The changeover is going to happen in 2009. There are some signs that you may even be able to get the converter box for free with the federal coupons out there. The Billions of dollars made available by selling off the freed frequencies will be the main reason for it to happen. Personally I'm hoping to see some new business and wireless devices spring up to take advantage of the frequencies made available.
*Artifacts such as wires that are invisible in standard definitions can be very visible in HDTV, as well as sloppy makup jobs, etc...
I don't read AC A human right
Samsung BD-P1000 $664.99 in store at Best Buy.
The same player for $699.99 at CompUSA
Sony 2x2x2 Blu-ray BD-RE, internal ATA drive $699.99 at CompUSA
The Samsung again for $699 at Circuit City
Or the newer Samsung BD-P1200 for $799.99 at Circuit City
Then there's the Lite-On Blu Ray Burner for $399.99 at Fry's
And the Philips BDP9000 player for $799.99 also at Fry's
Man, I can't wait for next year when they finally drop below $1000 at places other than every single major retailer.
That said, the original poster also misquoted the actual article. There was no mention of Blu Ray players as a whole not dropping below $1,000 until next year - simply that Sony themselves aren't planning on dropping prices on their own models until then.
Yes, a hypothetical glut of HD-DVD players at $200, if WalMart aren't trying to use the low cost to generate large per-unit profits, could have an interesting effect. Still, we're talking 2 million players total... The XBox360 already has a $199 player and a greater than 5m units capable of adding it - yet the format war's hardly been won or even taken a lead.

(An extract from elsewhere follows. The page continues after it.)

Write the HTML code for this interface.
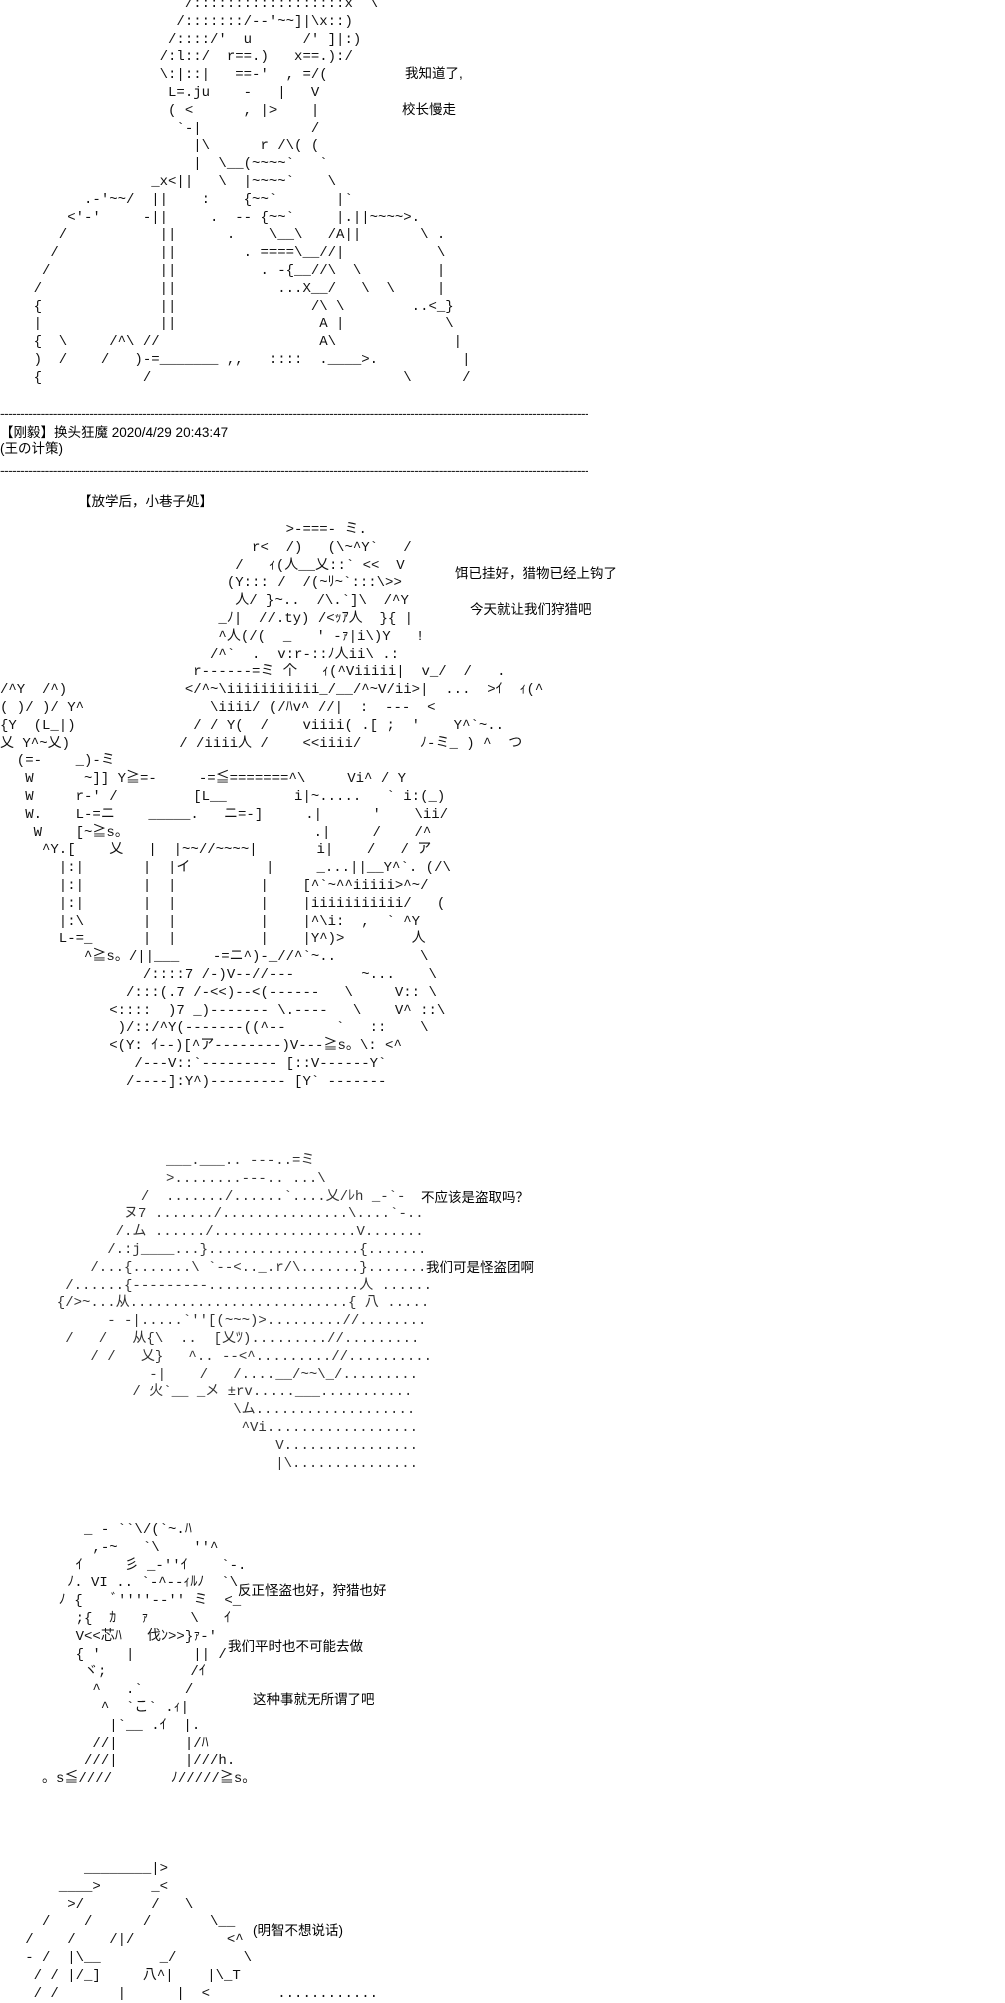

That we're looking at a Christmas with next generation DVD players hitting the $200-300 mark is interesting if nothing much more than people were expecting. Overhyping it by misreading, misinterpreting and misstating everything around it, to try to elevate the drama of it however is kind of a shame.
And 100% of those posts have to mention rootkits!
"It's the height of ridiculousness to say for those 9 lines you get hundreds of millions."
You know what? Fuck you. Fuck you and your hysterical xenophobia
Actually, Fuh Yu will be making the players for Wal-Mart.